2. When I forced him into the (packed) Tiffany concession stand in Brown Thomas, he seemed very taken by a €36,000 diamond necklace. 3. Even though we've shelved our plans to get married before the birth, we do plan to tie the knot some day.
The problem is I've spent our entire relationship telling him I am not that kind of girl. The kind who expects a diamond for this relationship landmark, another one for that baby and yet another one for simply existing. All these years I've successfully marketed myself as a low-maintenance, cheap and cheerful girlfriend. Now I'm window shopping in Boodles, Tiffany and Theo Fennell like a woman possessed.
And yet sadly I am also painfully aware that I'm much more Argos than I will ever be Tiffany.
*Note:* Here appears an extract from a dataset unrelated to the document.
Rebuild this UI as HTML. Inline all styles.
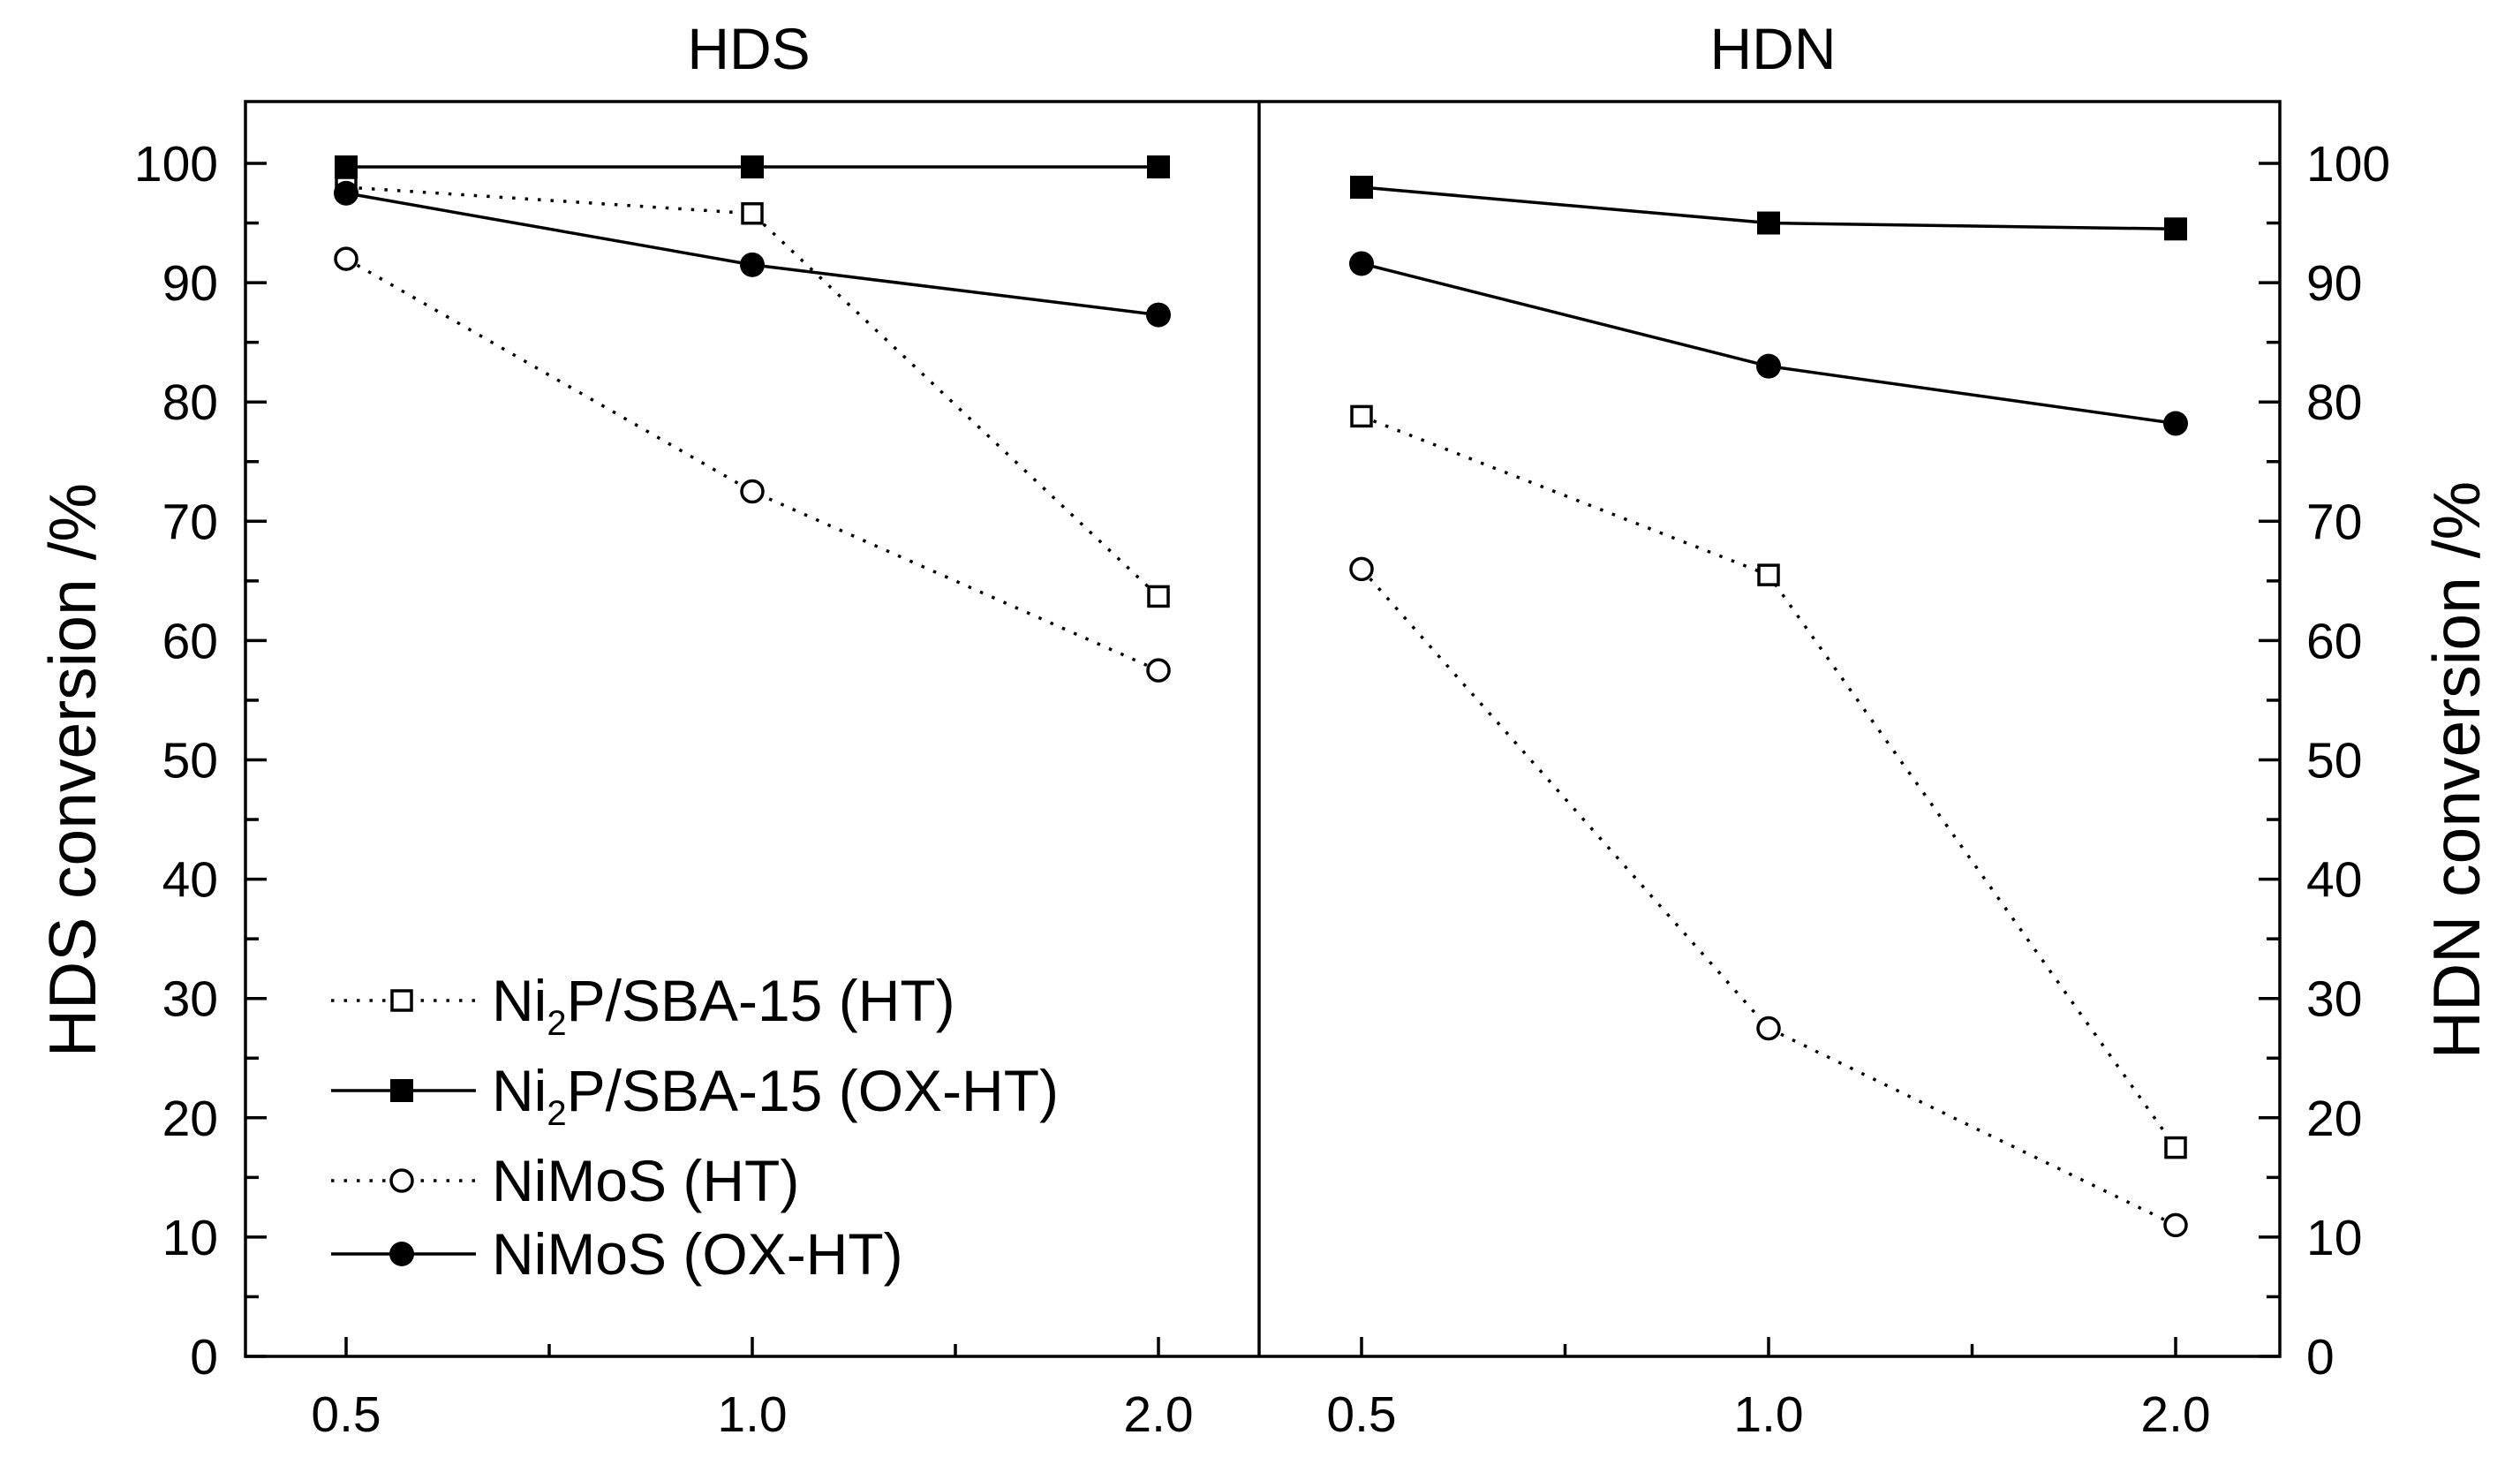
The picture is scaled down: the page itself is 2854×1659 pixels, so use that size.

The only jewellery I've ever managed to hold on to for any length of time are the $7 rings made out of cocktail forks he bought me from a stallholder outside the Guggenheim in Manhattan. I love those rings, but I've lost so much jewellery over the years that buying me a diamond is tantamount to throwing it in the nearest skip.
Sure, Crimbozilla may be dreaming of a blinging Christmas but in reality she's anybody's for a bumper jar of pickles and a visit to the Moving Crib.